McGuire is the author of “Teach Students How to Learn: Strategies You Can Incorporate into Any Course to Improve Student Metacognition, Study Skills, and Motivation.” She spent 11 years at Cornell University, where she received the coveted Clark Distinguished Teaching Award. She joined LSU in 1999, and has delivered her widely acclaimed faculty-development workshops on teaching students how to learn at more than 250 institutions in 43 states and eight countries.

“My effectiveness with students increased exponentially while at LSU. I learned so much from Sarah Baird and other learning strategists at the Center for Academic Success, and I developed what we now refer to as the metacognitive approach to learning,” says McGuire.

Metacognition allows students to analyze their own learning and take control of their study behaviors. This approach has proved to be a remarkably successful way of helping students make the transition from being memorizers who regurgitate information to being critical thinkers who can solve novel problems. 

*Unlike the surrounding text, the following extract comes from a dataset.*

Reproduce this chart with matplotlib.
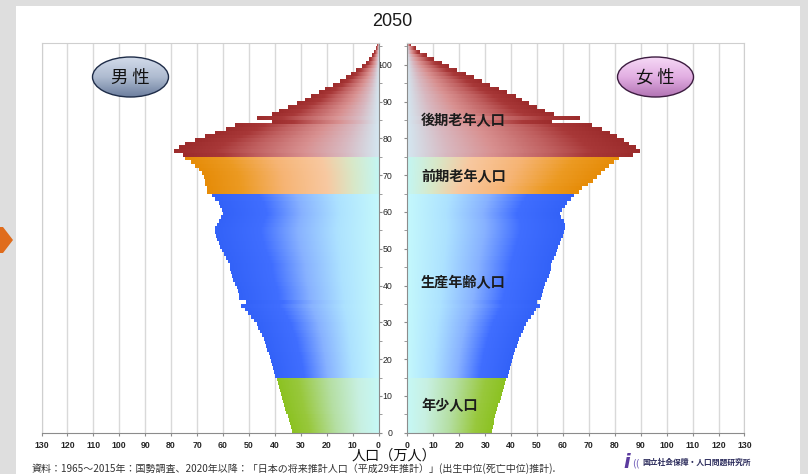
import numpy as np
import matplotlib.pyplot as plt
from matplotlib.colors import LinearSegmentedColormap
from matplotlib.patches import Ellipse, Polygon, Rectangle

plt.rcParams['font.family'] = ['Noto Sans CJK JP', 'DejaVu Sans']

W, H = 808, 474

YEAR = "2050"
AGES = np.arange(0, 106)
# population by single year of age, 10k persons
MALE = [
    33.5, 33.9, 34.3, 34.7, 35.1, 35.5, 35.9, 36.3, 36.7, 37.1,
    37.6, 38.0, 38.4, 38.8, 39.2,
    39.8, 40.3, 40.7, 41.2, 41.6, 42.0, 42.4, 42.9, 43.3, 43.8,
    44.3, 45.0, 45.6, 46.3, 47.0, 48.0, 49.0, 50.3, 51.5, 53.2,
    51.3, 53.9, 53.9, 54.3, 54.7, 55.2, 56.0, 56.6, 56.8, 57.1,
    57.4, 58.2, 58.8, 59.7, 60.3, 61.0, 61.6, 62.2, 62.5, 62.9,
    62.9, 62.2, 61.6, 60.8, 60.0, 60.3, 61.0, 61.6, 62.9, 64.2,
    66.1, 66.1, 66.9, 67.0, 67.5, 68.0, 69.4, 70.6, 72.5, 74.5,
    75.6, 78.7, 77.0, 74.5, 70.6, 67.0, 62.9, 59.0, 55.5, 41.0,
    47.0, 41.0, 38.5, 35.0, 31.5, 28.5, 26.0, 23.0, 20.5, 17.5,
    15.0, 12.5, 10.5, 8.5, 6.5, 5.0, 3.6, 2.5, 1.6, 0.9, 0.5,
]
FEMALE = [
    32.6, 32.9, 33.2, 33.5, 33.9, 34.3, 34.7, 35.1, 35.5, 35.9,
    36.3, 36.7, 37.1, 37.5, 37.9,
    38.6, 39.1, 39.6, 40.0, 40.4, 40.8, 41.2, 41.6, 42.1, 42.6,
    43.2, 43.8, 44.4, 45.0, 45.7, 46.6, 47.5, 48.8, 49.6, 51.3,
    50.0, 51.5, 52.0, 52.3, 52.6, 53.2, 53.9, 54.5, 54.8, 55.2,
    55.2, 55.8, 56.4, 57.1, 57.7, 58.1, 59.0, 59.3, 59.9, 60.3,
    60.7, 60.7, 60.3, 59.3, 59.0, 59.7, 60.7, 61.6, 62.9, 64.2,
    66.0, 67.5, 69.5, 71.5, 73.0, 74.5, 76.0, 77.7, 79.6, 81.5,
    87.0, 89.6, 88.0, 85.4, 83.4, 80.9, 78.3, 75.1, 71.2, 55.8,
    66.7, 56.4, 53.2, 50.0, 46.8, 44.3, 41.7, 38.5, 35.2, 32.0,
    28.8, 25.6, 22.4, 19.2, 15.9, 13.4, 10.1, 7.6, 5.0, 3.1, 1.5,
]
GROUP_EDGES = [15, 65, 75]
GROUP_LABELS = ["年少人口", "生産年齢人口", "前期老年人口", "後期老年人口"]
X_TICKS = np.arange(0, 131, 10)
AGE_TICKS = np.arange(0, 101, 10)
AGE_MINOR = np.arange(5, 106, 10)

# colour ramps per age group, from the axis (0) out to the bar tip (1)
RAMPS = [
    [(0, '#c6f8f6'), (0.2, '#c8f0e2'), (0.5, '#b4dea0'), (0.8, '#98c83c'), (1, '#8cc222')],
    [(0, '#c4f8fc'), (0.25, '#ade2ff'), (0.5, '#86b0ff'), (0.72, '#406eff'), (1, '#3362f8')],
    [(0, '#c4f6f2'), (0.14, '#d8e8c8'), (0.3, '#f8c8a0'), (0.55, '#f6b474'), (0.8, '#ec9a22'), (1, '#e68c08')],
    [(0, '#d4e6f0'), (0.17, '#d8b8c0'), (0.37, '#d89090'), (0.62, '#c06060'), (0.8, '#a83838'), (1, '#9c2c2c')],
]


def px_box(x0, y0, x1, y1):
    return [x0 / W, 1 - y1 / H, (x1 - x0) / W, (y1 - y0) / H]


def ramp_image(stops):
    cmap = LinearSegmentedColormap.from_list("", stops)
    return cmap(np.linspace(0, 1, 128))[None, :, :3]


def pyramid_side(ax, values):
    imgs = [ramp_image(s) for s in RAMPS]
    groups = np.searchsorted(GROUP_EDGES, AGES, side="right")
    bars = ax.barh(AGES, values, height=1.0, align="edge", color="none", lw=0)
    for bar, g in zip(bars, groups):
        x0, y0 = bar.get_x(), bar.get_y()
        ax.imshow(imgs[g], extent=(x0, x0 + bar.get_width(), y0, y0 + bar.get_height()),
                  aspect="auto", interpolation="bilinear", zorder=2)
    ax.set_ylim(0, 106)
    ax.set_xticks(X_TICKS)
    ax.set_xticklabels([str(v) for v in X_TICKS], fontfamily='Liberation Sans',
                       fontweight='bold', fontsize=6.3, color='#262626')
    ax.tick_params(axis='x', direction='out', length=2.2, color='#8c8c8c', pad=3.5)
    ax.grid(axis='x', color='#d9d9d9', lw=1.0, zorder=0)
    ax.set_axisbelow(True)
    for side in ('top', 'left', 'right'):
        ax.spines[side].set_color('#cfcfcf')
    ax.spines['bottom'].set_color('#8c8c8c')


fig = plt.figure(figsize=(W / 100, H / 100), dpi=100)
fig.patch.set_facecolor('#dedede')

bg = fig.add_axes([0, 0, 1, 1], zorder=-1)
bg.set_xlim(0, W); bg.set_ylim(H, 0); bg.axis('off')
bg.add_patch(Rectangle((16, 6), 784, H, facecolor='white', lw=0))
bg.add_patch(Polygon([(0, 227), (3, 227), (13, 240), (3, 253), (0, 253)],
                     facecolor='#e06c1c', lw=0))

# male (left)
ax_l = fig.add_axes(px_box(41.5, 42.7, 378.5, 432.7))
pyramid_side(ax_l, MALE)
ax_l.set_xlim(130, 0)
ax_l.yaxis.tick_right()
ax_l.set_yticks(AGE_TICKS)
ax_l.set_yticks(AGE_MINOR, minor=True)
ax_l.set_yticklabels([str(a) for a in AGE_TICKS], ha='right', fontfamily='Liberation Sans',
                     fontsize=6.3, color='#262626')
ax_l.tick_params(axis='y', which='both', direction='out', length=2.2, color='#8c8c8c', pad=7.6)
ax_l.spines['right'].set_color('#8c8c8c')

# female (right)
ax_r = fig.add_axes(px_box(407.5, 42.7, 744.5, 432.7))
pyramid_side(ax_r, FEMALE)
ax_r.set_xlim(0, 130)
ax_r.set_yticks(AGE_TICKS)
ax_r.set_yticks(AGE_MINOR, minor=True)
ax_r.tick_params(axis='y', which='both', direction='out', length=2.2, color='#8c8c8c',
                 labelleft=False)
ax_r.spines['left'].set_color('#8c8c8c')

# annotations in pixel coordinates
ov = fig.add_axes([0, 0, 1, 1], zorder=5)
ov.set_xlim(0, W); ov.set_ylim(H, 0); ov.axis('off')
ov.patch.set_alpha(0)

ov.text(392.5, 21.5, YEAR, ha='center', va='center', fontsize=13,
        fontfamily='Liberation Sans', color='#1a1a1a')


def badge(cx, cy, label, colors, edge):
    e = Ellipse((cx, cy), 76, 40, facecolor='none', edgecolor=edge, lw=1.0, zorder=3)
    ov.add_patch(e)
    cmap = LinearSegmentedColormap.from_list("", colors)
    im = ov.imshow(np.linspace(0, 1, 64)[:, None], cmap=cmap,
                   extent=(cx - 38, cx + 38, cy + 20, cy - 20), aspect='auto', zorder=2)
    im.set_clip_path(e)
    ov.text(cx, cy + 0.5, label, ha='center', va='center', fontsize=12.5, color='#111111', zorder=4)


badge(130.5, 77, "男 性", ['#d2dbea', '#aebbd0', '#6d7f9f'], '#1e2c48')
badge(655.5, 77, "女 性", ['#f6d8f6', '#e2aee2', '#b274b4'], '#3c1c40')

label_y = [406.5, 283, 177.5, 121.5]
for text, y in zip(GROUP_LABELS, label_y):
    ov.text(421, y, text, ha='left', va='center', fontsize=10.2, fontweight='bold',
            color='#1c1c1c', zorder=4)

ov.text(394, 455.5, "人口（万人）", ha='center', va='center', fontsize=10.2, color='#111111')
ov.text(32, 468.5, "資料：1965～2015年：国勢調査、2020年以降：「日本の将来推計人口（平成29年推計）」"
        "(出生中位(死亡中位)推計).", ha='left', va='center', fontsize=7.2, color='#333333')

ov.text(627, 462, "i", ha='center', va='center', fontsize=14, fontstyle='italic',
        fontweight='bold', color='#5b3a9e', fontfamily='DejaVu Sans')
ov.text(636, 463, "((", ha='center', va='center', fontsize=7, color='#7664bc',
        fontfamily='DejaVu Sans')
ov.text(642, 462, "国立社会保障・人口問題研究所", ha='left', va='center', fontsize=5.6,
        fontweight='bold', color='#2c2c5c')

fig.savefig("out.png", dpi=100)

“I’ve always found student transformation intoxicating, and I love celebrating student success,” says McGuire. “My inspiration comes from the reactions of students when they see that they can succeed and that they don’t have to give up their dreams.”

McGuire received her bachelor’s degree in chemistry, magna cum laude, from Southern University in 1970, and her master’s degree in chemical education from Cornell University in 1971. She earned her PhD in chemical education from the University of Tennessee, Knoxville, in 1983. Her many other honors and awards include the 2014 Lifetime Achievement Award from the National Organization for the Professional Advancement of Black Chemists and Chemical Engineers and the 2002 Dr. Henry C. McBay Outstanding Chemical Educator Award from the same organization. In January, she was awarded the Lifetime Mentor Award from the American Association for the Advancement of Science, or AAAS.

McGuire has been very active in the ACS for over 40 years beginning as a member of the ACS student organization during her senior year at Southern University. She was named an ACS Fellow in 2010, chaired the ACS Committee on Minority Affairs from 2002-2004 and was a member of the committee from 1999 to 2004.

McGuire will be honored at the awards ceremony on Tuesday, April 4, 2017 in conjunction with the 253rd ACS National Meeting in San Francisco.

 

About the ACS and the ACS National Awards Program:

The ACS National Awards program is designed to encourage the advancement of chemistry in all its branches, to support research in chemical science and industry, and to promote the careers of chemists. The ACS Award for Encouraging Disadvantaged Students into Careers in the Chemical Sciences recognizes significant accomplishments by individuals in stimulating students, underrepresented in the profession, to elect careers in the chemical sciences and engineering. The ACS serves more than 157,000 members globally providing educational and career development programs, products and services. As the largest scientific society in the world, the ACS is a leading an authoritative source of scientific information.